In the Laboratory for Neurophysiology and Neuromodulation, under Dr. Wael Asaad.
  • Model-free and Model-based Reinforcement Learning in Patients Undergoing Ventral Capsulotomy for OCD


    OCD is a disease of cognitive errors, but its underlying neural mechanisms remain poorly understood. Patients with intractable OCD undergoing MRI-guided ablation of the anterior limb of the internal capsule present a unique opportunity to study prefrontal-striatal circuits involved in reinforcement learning (RL). RL is thought to involve model-free (habitual) and model-based (planning) algorithms. We sought to quantify how these systems are impaired in OCD patients, and to map behavioral impairments to lesioned prefrontal fibers that are involved in the brain's RL circuitry.

    By engaging OCD patients in a maze task requiring experiential learning and dynamic planning, and fitting patient behavior to a space of artificial RL agents performing the same task, we elicit precise and rigorous descriptions of model-free and model-based RL in our patients. Notably, OCD patients were found to have poor reward learning in the model-free system and poor planning in the model-based system, and both of these parameters improved postoperatively, suggesting that these are core features of OCD pathophysiology. On DTI, greater lesioning of orbitofrontal-striatal fibers were found to be associated with improvements in model-based planning. These results represent an effort to map prefrontal cortex with artificially intelligent agents. Future studies will examine these computations with more complex behavioral tasks and electrophysiology.

  • Interpretable Neural Networks Reveal Diverse Spectral Encoding of Parkinsonian Neurophysiology in Subthalamic Nucleus

    Better understanding of the neural mechanisms mediating Parkinsonian symptoms could lead to more precise biomarkers for closed-loop DBS. By using a real-time intraoperative motor task, we quantify short-timescale Parkinsonian motor dysfunction while recording from microelectrodes in the subthalamic nucleus (STN). Neural networks were trained to decode tremor and bradykinesia on oscillatory neural activity from these microelectrodes.

    By examining the local and global activity of our trained neural networks, we sought to explain the computations used to decode Parkinsonian symptoms, which could suggest causal mechanisms in STN oscillations. By occluding canonical oscillation bands and computing subsequent changes in decoding accuracy, we found that information is primarily in the theta-alpha and beta range, and that this information is segreated between elctrodes. By developing algorithms to examine the internal weights and representations of the networks, we seek to discover latent behavioral states and spectrotemporally precise biomarkers.

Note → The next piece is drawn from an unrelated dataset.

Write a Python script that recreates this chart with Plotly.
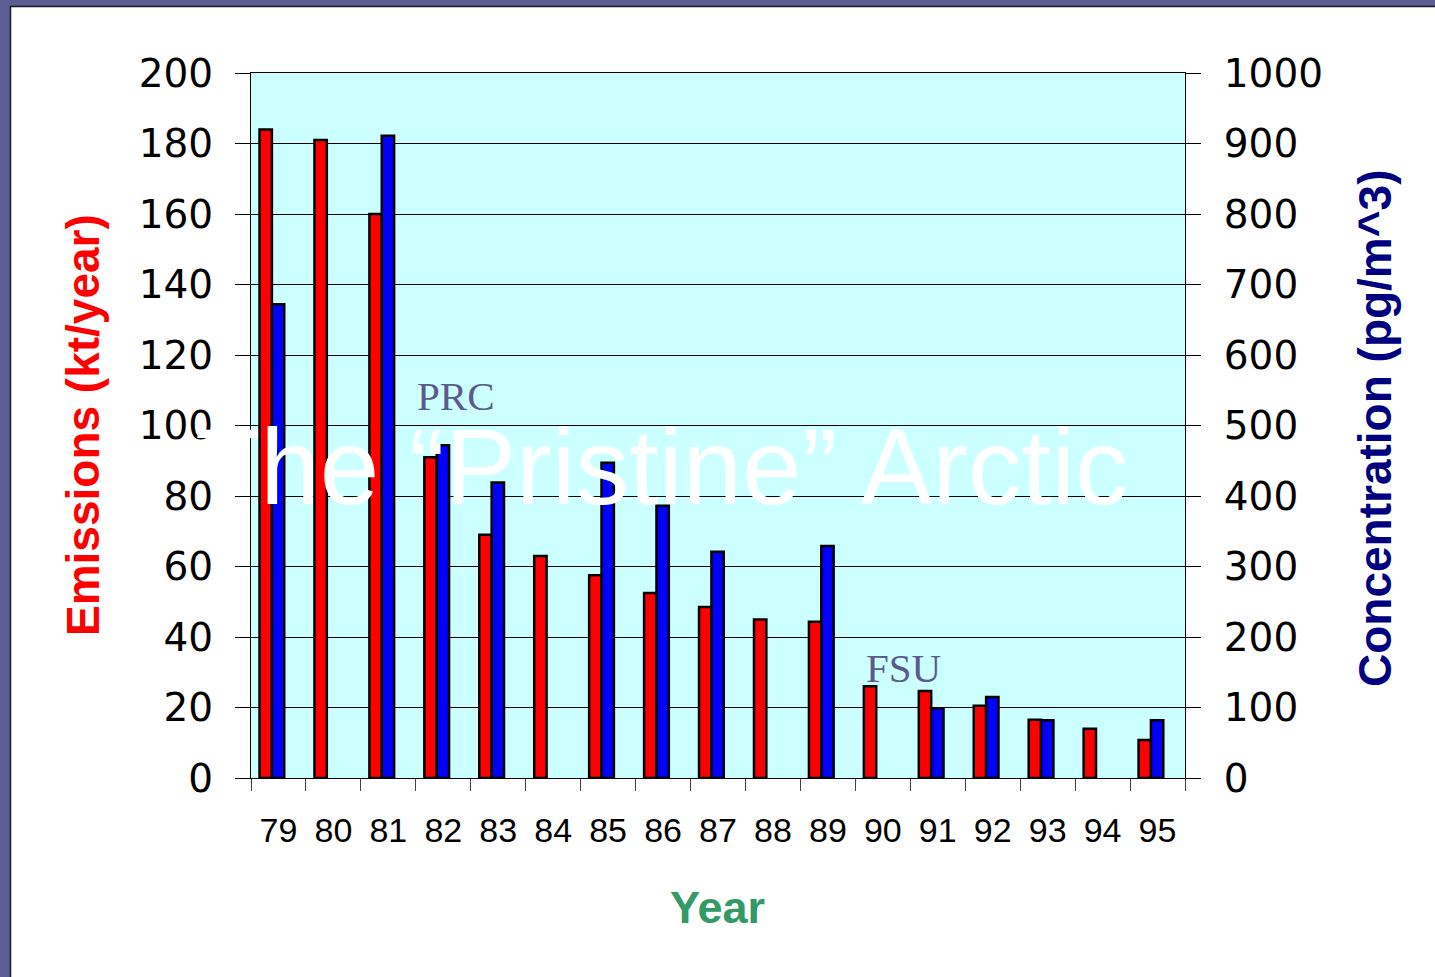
import plotly.graph_objects as go

# Annual emissions (left axis) and measured air concentration (right axis)
years = ["79", "80", "81", "82", "83", "84", "85", "86", "87",
         "88", "89", "90", "91", "92", "93", "94", "95"]
emissions_kt = [184, 181, 160, 91, 69, 63, 57.5, 52.5, 48.5,
                45, 44.3, 26, 24.7, 20.5, 16.5, 14, 10.8]
concentration_pg = [672, None, 911, 472, 419, None, 447, 386, 321,
                    None, 329, None, 99, 115, 82, None, 82]

left_ticks = list(range(0, 201, 20))
right_ticks = list(range(0, 1001, 100))

W, H = 1435, 977
ML, MR, MT, MB = 251, 250, 73, 199
PW, PH = W - ML - MR, H - MT - MB


def fx(px):
    return (px - ML) / PW


def fy(py):
    return (H - MB - py) / PH


fig = go.Figure()

fig.add_trace(go.Bar(
    x=years, y=emissions_kt, name="Emissions",
    marker=dict(color="#FF0000", line=dict(color="black", width=2.5)),
    width=0.225, offset=-0.345, yaxis="y",
))
fig.add_trace(go.Bar(
    x=years, y=concentration_pg, name="Concentration",
    marker=dict(color="#0000FF", line=dict(color="black", width=2.5)),
    width=0.225, offset=-0.12, yaxis="y2",
))

tick_font_y = dict(family="DejaVu Sans, Verdana, sans-serif", size=39, color="black")
tick_font_x = dict(family="Liberation Sans, Arial, sans-serif", size=34, color="black")

fig.update_layout(
    width=W, height=H,
    margin=dict(l=ML, r=MR, t=MT, b=MB, pad=0),
    paper_bgcolor="white",
    plot_bgcolor="#CCFFFF",
    showlegend=False,
    barmode="overlay",
    xaxis=dict(
        type="category", categoryorder="array", categoryarray=years,
        tickson="boundaries", ticks="outside", ticklen=12, tickwidth=1,
        tickcolor="#444", showline=True, linecolor="black", linewidth=1,
        mirror=True, showgrid=False, tickfont=tick_font_x,
        ticklabelstandoff=22, range=[-0.5, len(years) - 0.5],
    ),
    yaxis=dict(
        range=[0, 200], tickvals=left_ticks, ticks="outside", ticklen=15,
        tickwidth=1, tickcolor="black", showline=True, linecolor="black",
        linewidth=1, showgrid=True, gridcolor="black", gridwidth=1,
        zeroline=False, tickfont=tick_font_y, ticklabelstandoff=14,
    ),
    yaxis2=dict(
        range=[0, 1000], tickvals=right_ticks, overlaying="y", side="right",
        ticks="outside", ticklen=15, tickwidth=1, tickcolor="black",
        showline=True, linecolor="black", linewidth=1, showgrid=False,
        zeroline=False, tickfont=tick_font_y, ticklabelstandoff=15,
    ),
)

# Slide frame: purple strips along the top and left edges
frame = "#5c5d93"
fig.add_shape(type="rect", xref="paper", yref="paper", layer="above",
              x0=fx(0), x1=fx(10), y0=fy(H), y1=fy(0),
              fillcolor=frame, line=dict(width=0))
fig.add_shape(type="rect", xref="paper", yref="paper", layer="above",
              x0=fx(0), x1=fx(W), y0=fy(6), y1=fy(0),
              fillcolor=frame, line=dict(width=0))
fig.add_shape(type="line", xref="paper", yref="paper", layer="above",
              x0=fx(10.5), x1=fx(10.5), y0=fy(H), y1=fy(6),
              line=dict(color="#1b1b30", width=1.5))
fig.add_shape(type="line", xref="paper", yref="paper", layer="above",
              x0=fx(10), x1=fx(W), y0=fy(6.5), y1=fy(6.5),
              line=dict(color="#1b1b30", width=1.5))

bold = "Liberation Sans, Arial, sans-serif"
annotations = [
    dict(text="<b>Emissions (kt/year)</b>", x=fx(83), y=fy(425), textangle=-90,
         font=dict(family=bold, size=46, color="#FF0000")),
    dict(text="<b>Concentration (pg/m^3)</b>", x=fx(1375), y=fy(428), textangle=-90,
         font=dict(family=bold, size=46, color="#000080")),
    dict(text="<b>Year</b>", x=fx(717), y=fy(907),
         font=dict(family=bold, size=45, color="#339966")),
    dict(text="PRC", x=fx(456), y=fy(396),
         font=dict(family="Liberation Serif, Times New Roman, serif", size=41, color="#5a5a8c")),
    dict(text="FSU", x=fx(903), y=fy(668),
         font=dict(family="Liberation Serif, Times New Roman, serif", size=41, color="#5a5a8c")),
    dict(text="The \u201cPristine\u201d Arctic", x=fx(193), y=fy(467), xanchor="left",
         font=dict(family="Liberation Sans, Arial, sans-serif", size=107, color="white")),
]
for a in annotations:
    a.setdefault("xanchor", "center")
    fig.add_annotation(xref="paper", yref="paper", yanchor="middle",
                       showarrow=False, **a)

fig.write_html("out.html")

  • Anatomical Modeling of Two-Trajectory Laser Amygdalohippocampotomy

    Laser interstitial thermal therapy (LITT) is an increasingly popular alternative to surgical resection for the treatment of drug-refractory temporal lobe epilepsy. However, outcomes of LITT lag behind anterior temporal lobectomy. By using 3D anatomical modeling and by creating search algorithms to find optimal ablation trajectories, we demonstrate that status quo one-laser LITT has poor coverage of epilpetogenic cortical structures such as piriform and entorhinal cortex. Using the same computational modeling techniques, we develop and clinically validate a two-laser LITT trajectory that offers greatly increased coverage of these structures.

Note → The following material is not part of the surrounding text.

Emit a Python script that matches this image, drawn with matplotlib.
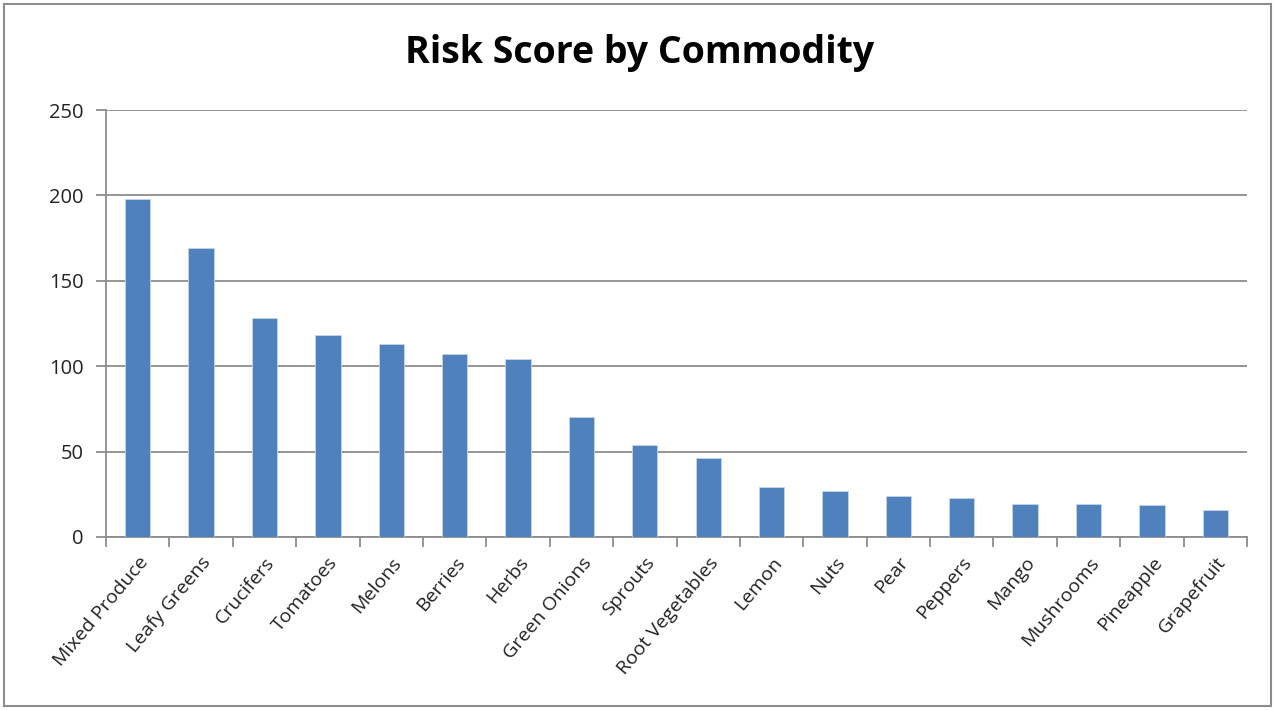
import matplotlib.pyplot as plt
from matplotlib.patches import Rectangle

commodities = ['Mixed Produce', 'Leafy Greens', 'Crucifers', 'Tomatoes', 'Melons',
               'Berries', 'Herbs', 'Green Onions', 'Sprouts', 'Root Vegetables',
               'Lemon', 'Nuts', 'Pear', 'Peppers', 'Mango', 'Mushrooms',
               'Pineapple', 'Grapefruit']
risk_score = [198, 169, 128, 118, 113, 107, 104, 70, 54, 46,
              29, 27, 24, 23, 19.5, 19.5, 18.5, 16]

plt.rcParams['font.family'] = ['Open Sans', 'DejaVu Sans']

fig = plt.figure(figsize=(12.75, 7.1), dpi=100)
ax = fig.add_axes([106 / 1275, 1 - 537 / 710, 1141 / 1275, 427 / 710])

x = range(len(commodities))
ax.bar(x, risk_score, width=0.4, color='#4f81bd', edgecolor='#c5d5ea', linewidth=0.6, zorder=3)

ax.set_xlim(-0.5, len(commodities) - 0.5)
ax.set_ylim(0, 250)
ax.set_yticks([0, 50, 100, 150, 200, 250])
ax.yaxis.grid(True, color='#8c8c8c', linewidth=1.3)
ax.set_axisbelow(True)

ax.set_xticks([i - 0.5 for i in range(len(commodities) + 1)], minor=False)
ax.set_xticklabels([])
ax.set_xticks(list(x), minor=True)
ax.set_xticklabels(commodities, minor=True, rotation=50, ha='right', va='top',
                   rotation_mode='anchor', fontsize=14, color='#222222')
ax.tick_params(axis='x', which='minor', length=0, pad=12)
ax.tick_params(axis='x', which='major', length=7, color='#8c8c8c', width=1.3)
ax.tick_params(axis='y', length=7, color='#8c8c8c', width=1.3, labelsize=14.5,
               labelcolor='#222222', pad=9)

for side in ['top', 'right']:
    ax.spines[side].set_visible(False)
for side in ['left', 'bottom']:
    ax.spines[side].set_color('#8c8c8c')
    ax.spines[side].set_linewidth(1.3)

fig.text(0.502, 0.926, 'Risk Score by Commodity', ha='center', va='center',
         fontsize=27, fontweight='bold', color='black')

fig.patches.append(Rectangle((0.003, 0.005), 0.994, 0.99, transform=fig.transFigure,
                             fill=False, edgecolor='#8c8c8c', linewidth=1.5))

fig.savefig('out.png', dpi=100)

  • Thalamic Neuromodulation for Epilepsy

    The thalamus has extensive cortical and subcortical connections, suggesting a natural target for preventing or aborting seizures. We provide a brief review of normal thalamic anatomy and physiology, and then propose general strategies for modulating seizure networks through thalamic nodes. Additionally, we provide specific recommendations for targeting the thalamus under different contexts, motivated by a more detailed discussion of its distinct nuclei and their respective circuits. By describing important principles governing thalamic involvement in seizure networks, we aim to guide patient-specific, network-oriented treatment interventions for epilepsy.